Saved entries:
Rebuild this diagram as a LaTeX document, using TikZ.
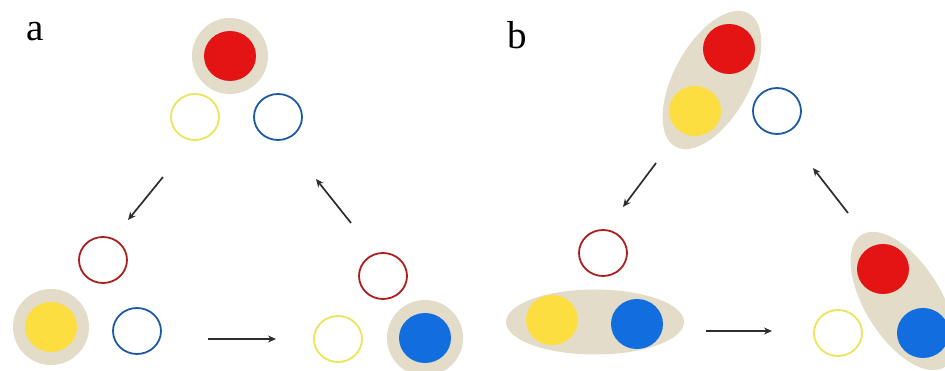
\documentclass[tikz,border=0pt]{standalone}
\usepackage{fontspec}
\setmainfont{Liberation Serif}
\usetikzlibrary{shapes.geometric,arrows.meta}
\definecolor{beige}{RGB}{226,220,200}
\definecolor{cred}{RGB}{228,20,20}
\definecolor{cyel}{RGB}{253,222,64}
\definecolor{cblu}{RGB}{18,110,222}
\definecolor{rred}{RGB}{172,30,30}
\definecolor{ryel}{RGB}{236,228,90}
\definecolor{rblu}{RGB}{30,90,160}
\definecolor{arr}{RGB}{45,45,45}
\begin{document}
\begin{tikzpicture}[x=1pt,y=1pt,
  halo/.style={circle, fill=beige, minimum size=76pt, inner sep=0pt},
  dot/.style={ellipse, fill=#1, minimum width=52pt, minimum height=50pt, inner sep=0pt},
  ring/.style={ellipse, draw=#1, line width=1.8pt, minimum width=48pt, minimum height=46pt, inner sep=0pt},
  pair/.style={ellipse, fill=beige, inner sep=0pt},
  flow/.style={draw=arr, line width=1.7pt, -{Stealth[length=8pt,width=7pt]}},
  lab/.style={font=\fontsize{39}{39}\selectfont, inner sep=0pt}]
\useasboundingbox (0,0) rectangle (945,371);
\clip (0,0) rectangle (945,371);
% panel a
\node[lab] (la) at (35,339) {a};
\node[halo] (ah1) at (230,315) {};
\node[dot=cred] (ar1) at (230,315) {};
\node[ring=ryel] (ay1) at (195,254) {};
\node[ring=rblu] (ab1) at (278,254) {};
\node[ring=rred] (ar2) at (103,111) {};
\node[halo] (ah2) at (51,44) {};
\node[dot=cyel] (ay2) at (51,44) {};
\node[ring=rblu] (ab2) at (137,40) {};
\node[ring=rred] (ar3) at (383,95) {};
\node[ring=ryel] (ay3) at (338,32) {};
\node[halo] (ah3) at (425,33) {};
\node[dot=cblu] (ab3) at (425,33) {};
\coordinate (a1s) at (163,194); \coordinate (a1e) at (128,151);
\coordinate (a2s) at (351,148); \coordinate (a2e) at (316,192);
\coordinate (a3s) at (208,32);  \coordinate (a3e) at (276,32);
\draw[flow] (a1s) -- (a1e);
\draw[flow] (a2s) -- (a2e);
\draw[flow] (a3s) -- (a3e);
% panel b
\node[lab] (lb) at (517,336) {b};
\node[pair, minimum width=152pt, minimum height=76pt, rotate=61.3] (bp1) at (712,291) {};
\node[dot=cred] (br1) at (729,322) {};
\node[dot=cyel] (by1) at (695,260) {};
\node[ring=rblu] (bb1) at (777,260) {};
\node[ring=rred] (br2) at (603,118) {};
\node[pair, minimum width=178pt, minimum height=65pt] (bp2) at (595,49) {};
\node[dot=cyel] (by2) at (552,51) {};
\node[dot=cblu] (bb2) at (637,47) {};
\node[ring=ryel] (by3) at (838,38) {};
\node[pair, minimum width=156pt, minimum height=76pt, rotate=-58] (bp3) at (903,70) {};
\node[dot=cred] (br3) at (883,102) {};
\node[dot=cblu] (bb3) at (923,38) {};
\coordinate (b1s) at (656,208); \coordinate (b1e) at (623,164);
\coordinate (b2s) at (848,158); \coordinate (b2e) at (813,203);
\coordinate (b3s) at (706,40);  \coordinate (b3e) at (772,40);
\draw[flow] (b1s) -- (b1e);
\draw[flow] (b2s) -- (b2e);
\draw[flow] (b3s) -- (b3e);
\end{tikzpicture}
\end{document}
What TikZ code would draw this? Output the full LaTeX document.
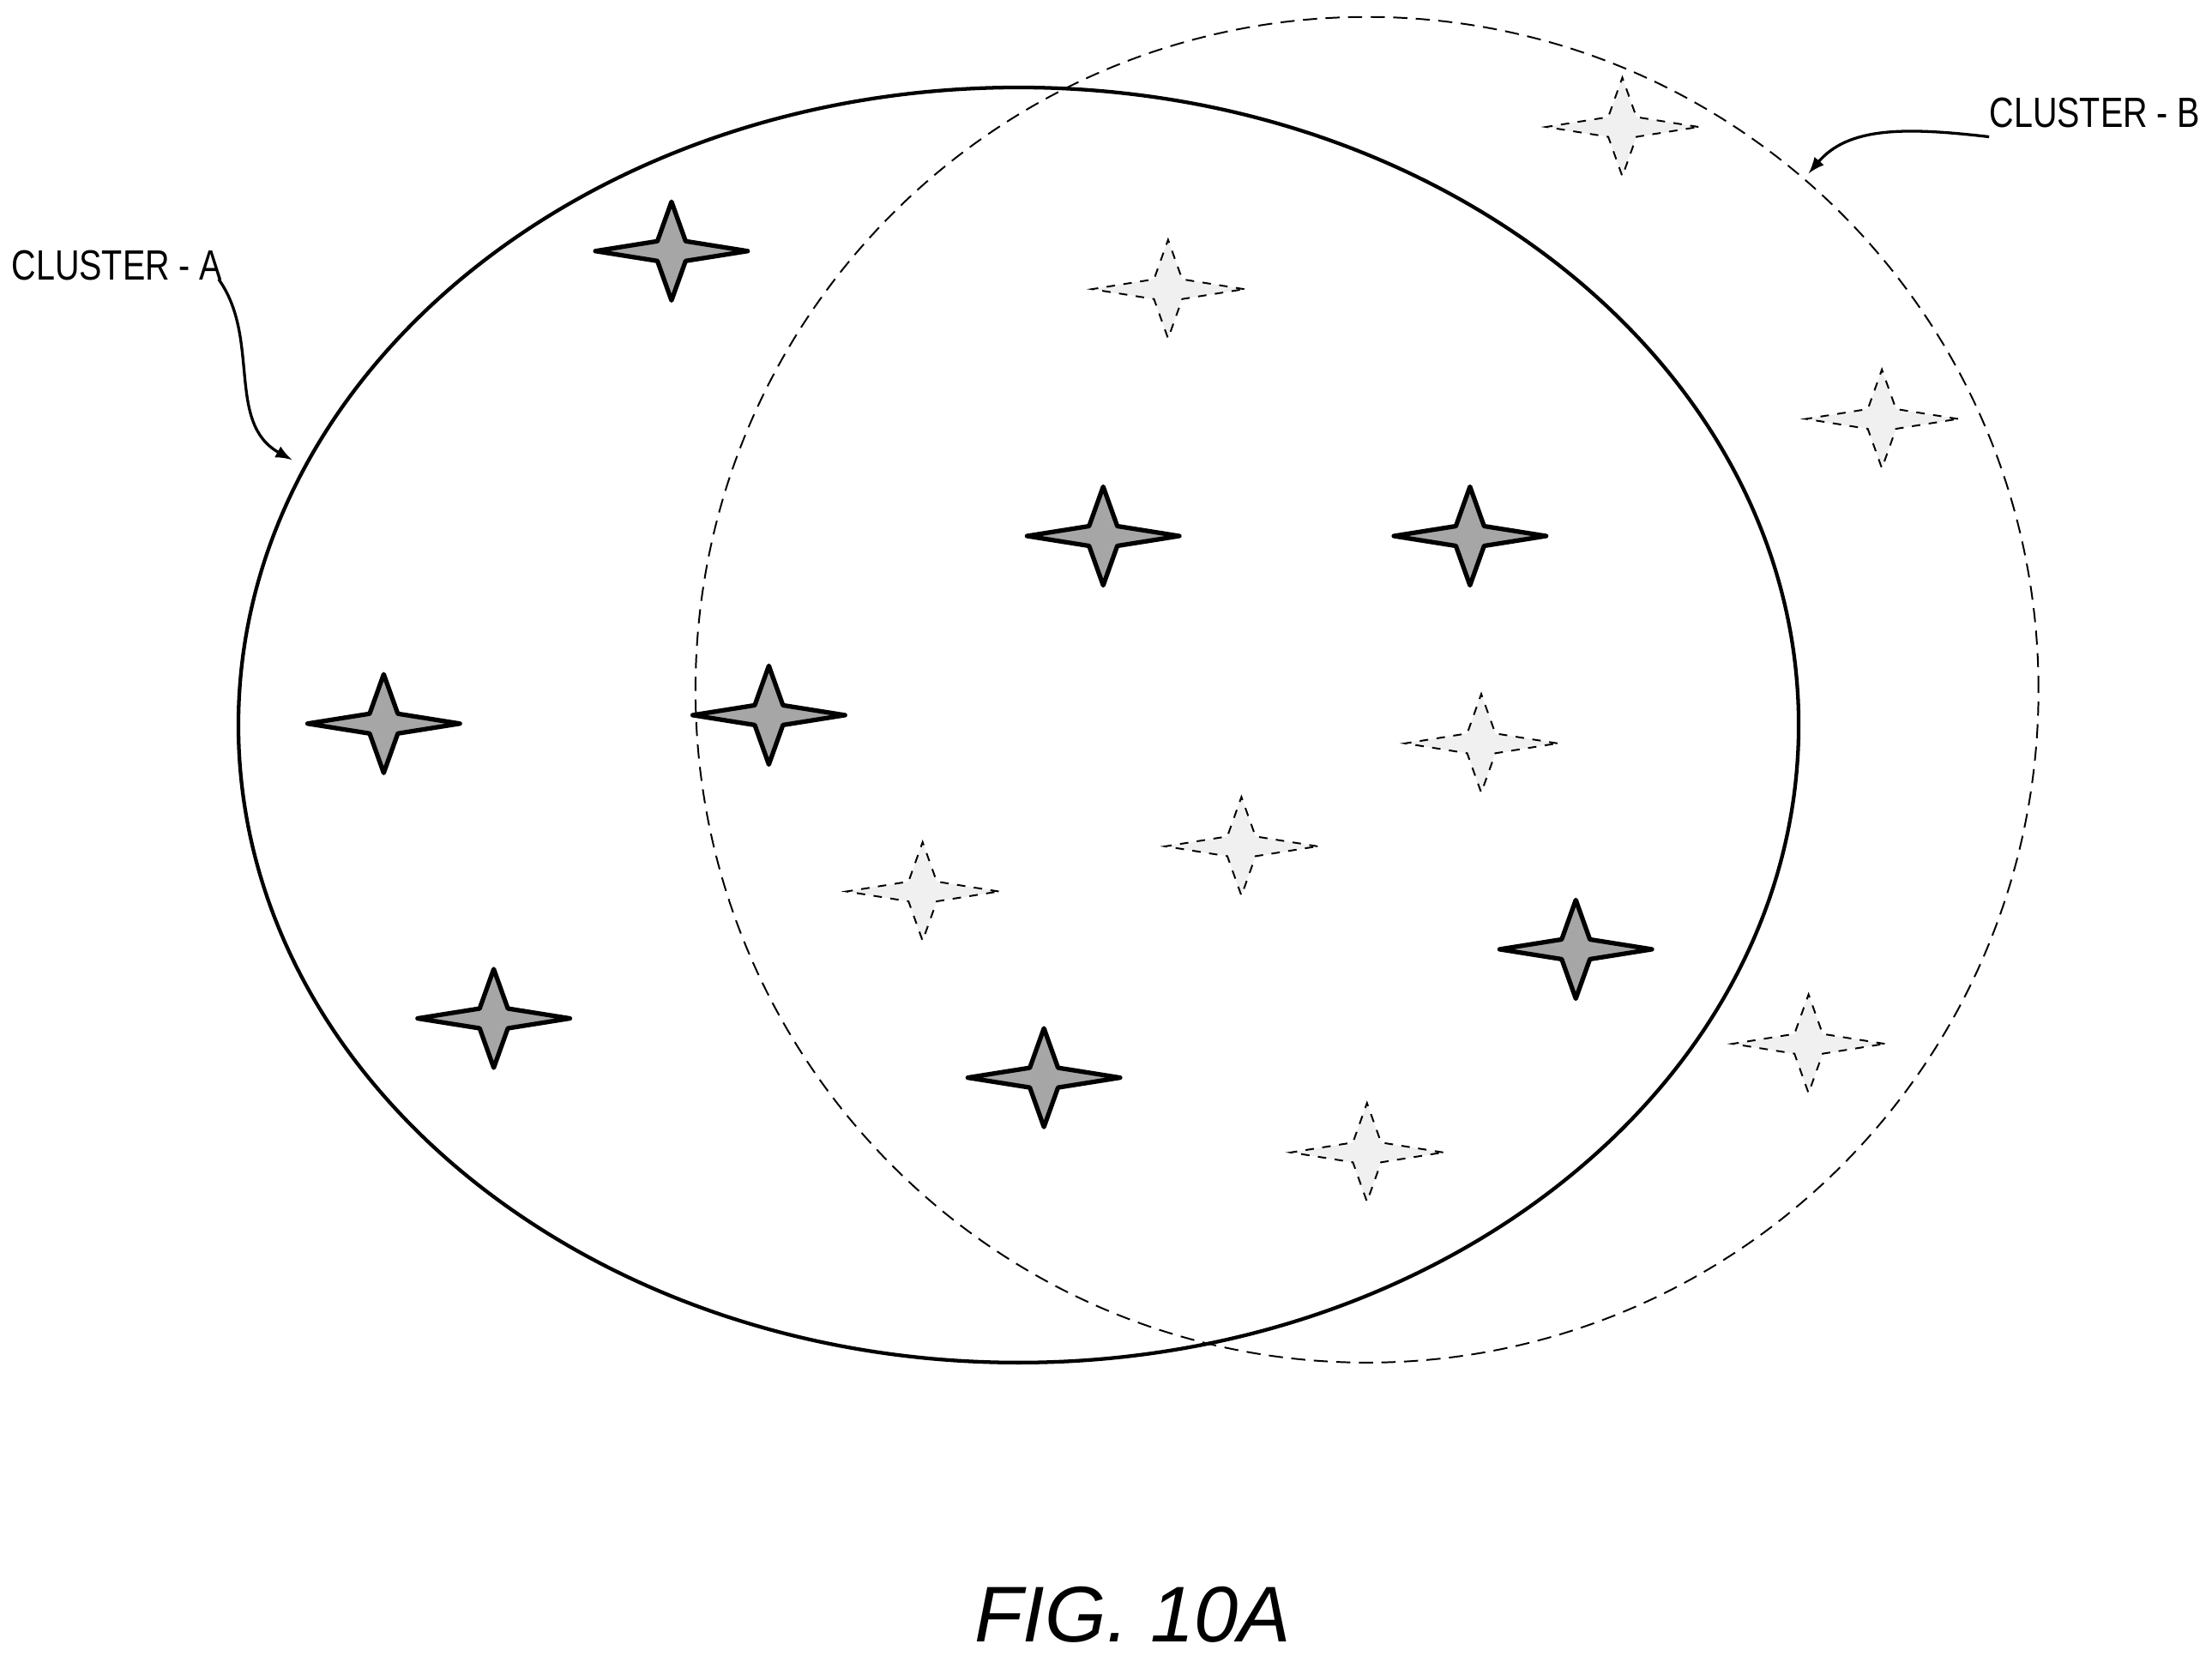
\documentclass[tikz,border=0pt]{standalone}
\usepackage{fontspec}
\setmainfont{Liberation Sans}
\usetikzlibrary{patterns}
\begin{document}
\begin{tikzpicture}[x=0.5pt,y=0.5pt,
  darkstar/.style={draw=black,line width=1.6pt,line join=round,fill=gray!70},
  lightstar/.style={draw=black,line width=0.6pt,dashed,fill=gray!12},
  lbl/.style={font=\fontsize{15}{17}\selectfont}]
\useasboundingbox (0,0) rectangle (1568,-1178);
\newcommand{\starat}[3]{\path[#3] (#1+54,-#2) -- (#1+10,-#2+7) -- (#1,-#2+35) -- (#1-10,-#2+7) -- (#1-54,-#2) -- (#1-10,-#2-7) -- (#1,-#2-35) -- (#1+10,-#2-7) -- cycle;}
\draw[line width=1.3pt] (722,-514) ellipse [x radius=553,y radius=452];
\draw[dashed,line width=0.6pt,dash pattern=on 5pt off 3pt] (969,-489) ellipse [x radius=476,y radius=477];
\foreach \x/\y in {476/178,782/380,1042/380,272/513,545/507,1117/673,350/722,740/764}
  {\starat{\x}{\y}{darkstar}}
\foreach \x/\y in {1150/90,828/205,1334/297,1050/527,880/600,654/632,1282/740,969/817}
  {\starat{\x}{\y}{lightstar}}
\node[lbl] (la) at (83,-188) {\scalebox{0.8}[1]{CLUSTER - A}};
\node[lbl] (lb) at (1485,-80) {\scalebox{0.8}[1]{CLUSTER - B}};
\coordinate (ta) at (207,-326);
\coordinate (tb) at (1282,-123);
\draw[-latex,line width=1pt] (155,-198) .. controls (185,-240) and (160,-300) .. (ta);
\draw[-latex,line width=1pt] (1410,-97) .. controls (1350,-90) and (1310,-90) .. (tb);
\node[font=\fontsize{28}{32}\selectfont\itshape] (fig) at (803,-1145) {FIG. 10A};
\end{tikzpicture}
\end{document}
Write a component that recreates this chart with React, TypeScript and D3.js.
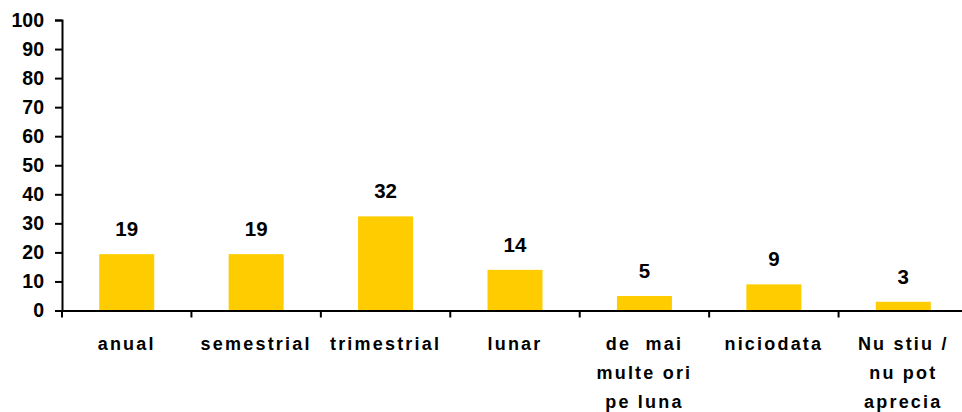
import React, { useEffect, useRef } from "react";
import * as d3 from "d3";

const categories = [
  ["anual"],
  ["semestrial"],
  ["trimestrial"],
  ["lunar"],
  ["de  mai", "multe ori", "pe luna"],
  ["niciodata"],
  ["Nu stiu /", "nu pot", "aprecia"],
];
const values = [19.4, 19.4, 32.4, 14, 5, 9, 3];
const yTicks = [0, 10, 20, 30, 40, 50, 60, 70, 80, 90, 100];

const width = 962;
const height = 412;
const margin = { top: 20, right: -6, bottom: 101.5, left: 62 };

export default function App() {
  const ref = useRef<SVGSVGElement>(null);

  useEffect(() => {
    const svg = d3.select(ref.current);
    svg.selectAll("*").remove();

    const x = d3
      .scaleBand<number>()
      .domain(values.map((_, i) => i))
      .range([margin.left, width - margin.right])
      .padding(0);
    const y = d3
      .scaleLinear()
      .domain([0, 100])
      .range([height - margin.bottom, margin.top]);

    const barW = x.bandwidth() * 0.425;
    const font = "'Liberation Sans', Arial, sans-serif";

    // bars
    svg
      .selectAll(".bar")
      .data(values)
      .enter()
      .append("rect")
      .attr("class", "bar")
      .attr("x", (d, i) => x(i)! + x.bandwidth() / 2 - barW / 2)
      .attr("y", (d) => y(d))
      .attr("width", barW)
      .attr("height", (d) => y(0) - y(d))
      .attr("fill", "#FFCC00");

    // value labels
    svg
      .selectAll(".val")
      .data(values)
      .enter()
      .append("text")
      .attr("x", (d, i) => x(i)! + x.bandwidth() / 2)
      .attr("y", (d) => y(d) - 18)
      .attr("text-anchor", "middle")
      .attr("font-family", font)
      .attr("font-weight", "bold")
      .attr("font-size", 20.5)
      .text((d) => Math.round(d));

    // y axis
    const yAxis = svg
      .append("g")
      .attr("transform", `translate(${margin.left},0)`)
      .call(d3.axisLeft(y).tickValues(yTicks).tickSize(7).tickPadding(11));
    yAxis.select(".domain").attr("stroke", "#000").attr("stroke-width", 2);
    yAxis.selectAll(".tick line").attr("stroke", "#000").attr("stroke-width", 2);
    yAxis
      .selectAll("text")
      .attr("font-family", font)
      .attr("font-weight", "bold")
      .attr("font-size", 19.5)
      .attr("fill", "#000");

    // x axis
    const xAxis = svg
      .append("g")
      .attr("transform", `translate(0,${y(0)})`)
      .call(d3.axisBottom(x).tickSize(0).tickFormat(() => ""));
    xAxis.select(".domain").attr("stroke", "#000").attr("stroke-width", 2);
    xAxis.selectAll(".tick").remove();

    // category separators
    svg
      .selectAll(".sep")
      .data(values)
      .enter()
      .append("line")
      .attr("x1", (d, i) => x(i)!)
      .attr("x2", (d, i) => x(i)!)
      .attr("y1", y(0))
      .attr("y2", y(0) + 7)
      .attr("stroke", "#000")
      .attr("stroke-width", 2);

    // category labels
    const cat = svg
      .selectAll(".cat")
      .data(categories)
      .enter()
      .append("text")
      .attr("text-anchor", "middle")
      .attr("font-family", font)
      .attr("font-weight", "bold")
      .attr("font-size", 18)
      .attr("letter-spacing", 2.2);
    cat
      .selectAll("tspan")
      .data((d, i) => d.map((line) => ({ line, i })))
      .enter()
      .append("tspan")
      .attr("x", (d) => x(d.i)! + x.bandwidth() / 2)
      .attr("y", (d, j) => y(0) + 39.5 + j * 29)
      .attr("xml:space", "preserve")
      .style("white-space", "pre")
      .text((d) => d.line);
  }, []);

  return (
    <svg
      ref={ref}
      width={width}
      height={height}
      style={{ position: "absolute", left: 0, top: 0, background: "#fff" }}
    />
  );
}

§ **WHAT IS ASKED**
Start at the line that contains "What TikZ code", stop at the line that contains "import * as", and reproduce each line in that stretch exactly. Pictures are excluded.

§ **TASK OUTPUT**
What TikZ code would draw this? Output the full LaTeX document.
\documentclass[tikz,border=0pt]{standalone}
\usepackage{fontspec}
\setmainfont{Liberation Sans}
\usetikzlibrary{patterns}
\begin{document}
\begin{tikzpicture}[x=0.5pt,y=0.5pt,
  darkstar/.style={draw=black,line width=1.6pt,line join=round,fill=gray!70},
  lightstar/.style={draw=black,line width=0.6pt,dashed,fill=gray!12},
  lbl/.style={font=\fontsize{15}{17}\selectfont}]
\useasboundingbox (0,0) rectangle (1568,-1178);
\newcommand{\starat}[3]{\path[#3] (#1+54,-#2) -- (#1+10,-#2+7) -- (#1,-#2+35) -- (#1-10,-#2+7) -- (#1-54,-#2) -- (#1-10,-#2-7) -- (#1,-#2-35) -- (#1+10,-#2-7) -- cycle;}
\draw[line width=1.3pt] (722,-514) ellipse [x radius=553,y radius=452];
\draw[dashed,line width=0.6pt,dash pattern=on 5pt off 3pt] (969,-489) ellipse [x radius=476,y radius=477];
\foreach \x/\y in {476/178,782/380,1042/380,272/513,545/507,1117/673,350/722,740/764}
  {\starat{\x}{\y}{darkstar}}
\foreach \x/\y in {1150/90,828/205,1334/297,1050/527,880/600,654/632,1282/740,969/817}
  {\starat{\x}{\y}{lightstar}}
\node[lbl] (la) at (83,-188) {\scalebox{0.8}[1]{CLUSTER - A}};
\node[lbl] (lb) at (1485,-80) {\scalebox{0.8}[1]{CLUSTER - B}};
\coordinate (ta) at (207,-326);
\coordinate (tb) at (1282,-123);
\draw[-latex,line width=1pt] (155,-198) .. controls (185,-240) and (160,-300) .. (ta);
\draw[-latex,line width=1pt] (1410,-97) .. controls (1350,-90) and (1310,-90) .. (tb);
\node[font=\fontsize{28}{32}\selectfont\itshape] (fig) at (803,-1145) {FIG. 10A};
\end{tikzpicture}
\end{document}
Write a component that recreates this chart with React, TypeScript and D3.js.
import React, { useEffect, useRef } from "react";
import * as d3 from "d3";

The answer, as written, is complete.